De beide Couranten hebben zich onder veranderde vormen en namen tot heden staande gehouden, doch aan Emmel alhoewel hij zijn proces verloor, blijft de eere der invoering van de Duitsche nieuwsbladen. —
In het jaar 1618 kwam er te Fulda een Postrijder te voorschijn, die slechts den ouderdom van twaalf jaren heeft mogen bereiken. — Ook omstreeks dezen tijd had men Neuerenburger, Augsburger en Brusselse Couranten, en veel vroeger kwamen er te Keulen nieuwsbladen uit, den hiervan zullen wij, hoezeer het voor den oppervlakkigen beschouwer tegen de tijdrekenkundige orde moge strijden, in het volgend Artikel, Engeland, moeten gewagen, als staande daarmede in betrekking.

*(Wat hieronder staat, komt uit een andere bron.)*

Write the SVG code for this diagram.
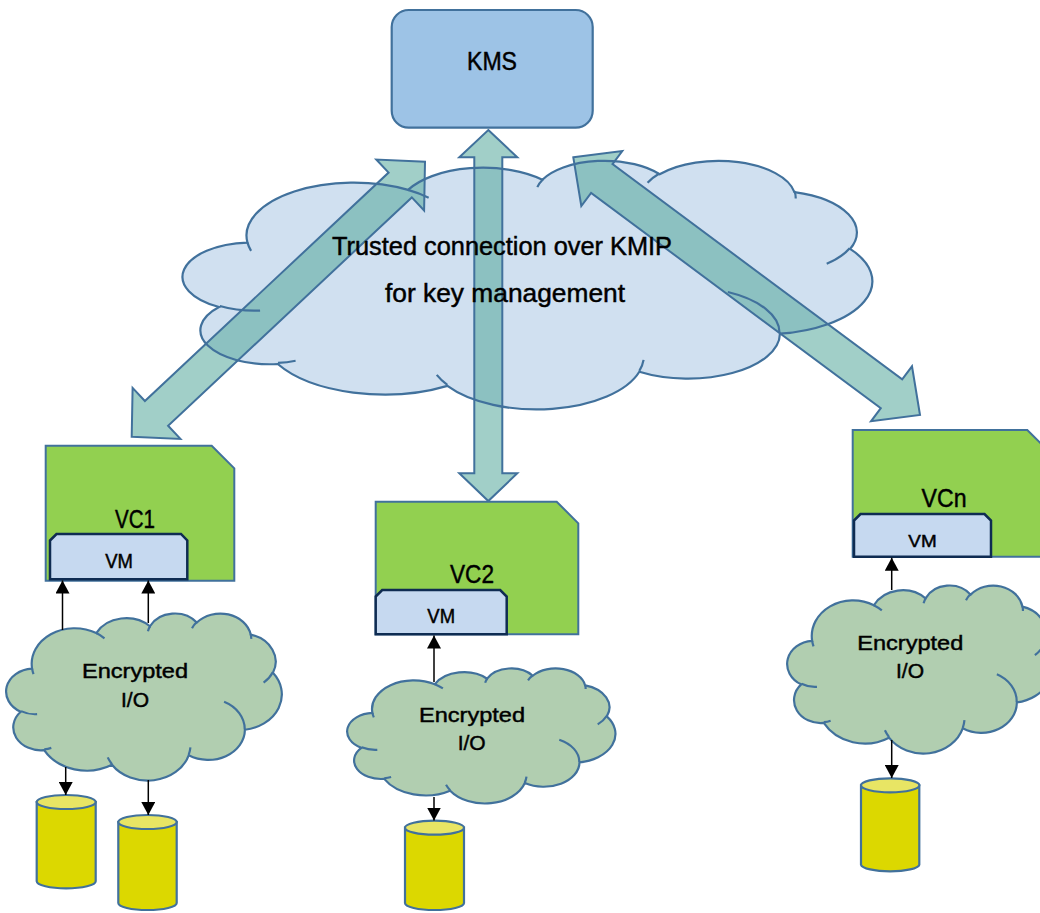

Het vervolg zoodra het gereed is.

  1. Zie tot een krachtig bewijs de Konst- en Letterbode, no. 26, van den 19 Junij 1829, p. 405; Iets over Menno Baron van Coehoorn.
  2. Een enkel woordje tusschen beiden over de drie eigenschappen van dien Sultan:
    Dapperheid. Ieder jaar zijner regering was door eene roemrijke daad geteekend. —
    Knapheid. Hij was veel verlichter, dan zijne Voorgangers; beoefende de matematische wetenschappen met vrucht en was historiekenner.
    Wreedheid. Na de overwinning bij Mohacs in Hongarijen, deed hij vijftienhonderd der voornaamste gevangenen, in eenen kring stellen en tot zijn vermaak onthoofden.
  3. Deze schrijver, die mij een getrouwe gids op het historisch Courantenpad is geweest, spreekt hier in zijne bijdrage tot de Staatkunde, get. Ueber Zeitungen, Frankf. a. m. 1795, von dem Sturm zum Tham in Friesland, enz. Wat is Tham? Een district in Beludschistan, voorheen tot Hindostan behoord hebbende. — Hoe komt hier Friesland met Asiën verward?